--- Begin ---
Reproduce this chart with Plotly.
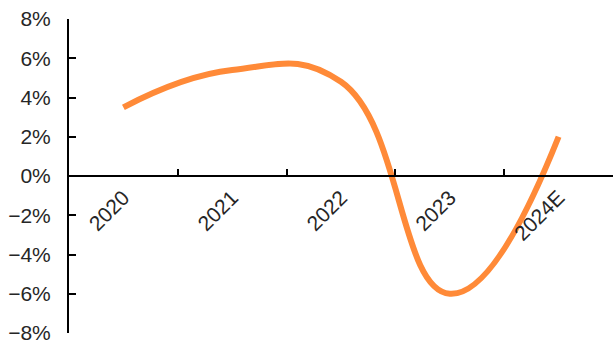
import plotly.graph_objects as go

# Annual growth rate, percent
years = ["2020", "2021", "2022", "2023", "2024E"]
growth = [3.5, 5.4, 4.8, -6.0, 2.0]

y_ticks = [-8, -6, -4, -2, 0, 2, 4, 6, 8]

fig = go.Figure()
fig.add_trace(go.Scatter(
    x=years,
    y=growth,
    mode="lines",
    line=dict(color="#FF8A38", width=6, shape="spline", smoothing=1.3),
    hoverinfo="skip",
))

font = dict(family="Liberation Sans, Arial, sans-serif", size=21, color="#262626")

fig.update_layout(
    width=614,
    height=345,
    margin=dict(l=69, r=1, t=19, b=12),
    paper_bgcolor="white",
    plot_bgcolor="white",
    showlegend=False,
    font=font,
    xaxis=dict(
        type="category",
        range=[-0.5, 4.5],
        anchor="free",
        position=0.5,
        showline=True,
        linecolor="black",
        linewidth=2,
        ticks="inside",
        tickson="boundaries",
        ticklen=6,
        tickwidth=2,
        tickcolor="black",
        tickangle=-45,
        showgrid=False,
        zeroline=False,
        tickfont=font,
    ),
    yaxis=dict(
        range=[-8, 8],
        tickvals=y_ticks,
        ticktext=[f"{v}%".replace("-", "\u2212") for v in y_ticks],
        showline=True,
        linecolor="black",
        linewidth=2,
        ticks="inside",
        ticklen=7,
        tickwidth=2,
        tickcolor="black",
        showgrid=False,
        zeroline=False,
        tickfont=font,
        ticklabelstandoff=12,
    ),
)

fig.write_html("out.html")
--- End ---
**Written exercise**
Are you able to set down all the lines above exactly, without any pictures?

**Finished task**
Reproduce this chart with Plotly.
import plotly.graph_objects as go

# Annual growth rate, percent
years = ["2020", "2021", "2022", "2023", "2024E"]
growth = [3.5, 5.4, 4.8, -6.0, 2.0]

y_ticks = [-8, -6, -4, -2, 0, 2, 4, 6, 8]

fig = go.Figure()
fig.add_trace(go.Scatter(
    x=years,
    y=growth,
    mode="lines",
    line=dict(color="#FF8A38", width=6, shape="spline", smoothing=1.3),
    hoverinfo="skip",
))

font = dict(family="Liberation Sans, Arial, sans-serif", size=21, color="#262626")

fig.update_layout(
    width=614,
    height=345,
    margin=dict(l=69, r=1, t=19, b=12),
    paper_bgcolor="white",
    plot_bgcolor="white",
    showlegend=False,
    font=font,
    xaxis=dict(
        type="category",
        range=[-0.5, 4.5],
        anchor="free",
        position=0.5,
        showline=True,
        linecolor="black",
        linewidth=2,
        ticks="inside",
        tickson="boundaries",
        ticklen=6,
        tickwidth=2,
        tickcolor="black",
        tickangle=-45,
        showgrid=False,
        zeroline=False,
        tickfont=font,
    ),
    yaxis=dict(
        range=[-8, 8],
        tickvals=y_ticks,
        ticktext=[f"{v}%".replace("-", "\u2212") for v in y_ticks],
        showline=True,
        linecolor="black",
        linewidth=2,
        ticks="inside",
        ticklen=7,
        tickwidth=2,
        tickcolor="black",
        showgrid=False,
        zeroline=False,
        tickfont=font,
        ticklabelstandoff=12,
    ),
)

fig.write_html("out.html")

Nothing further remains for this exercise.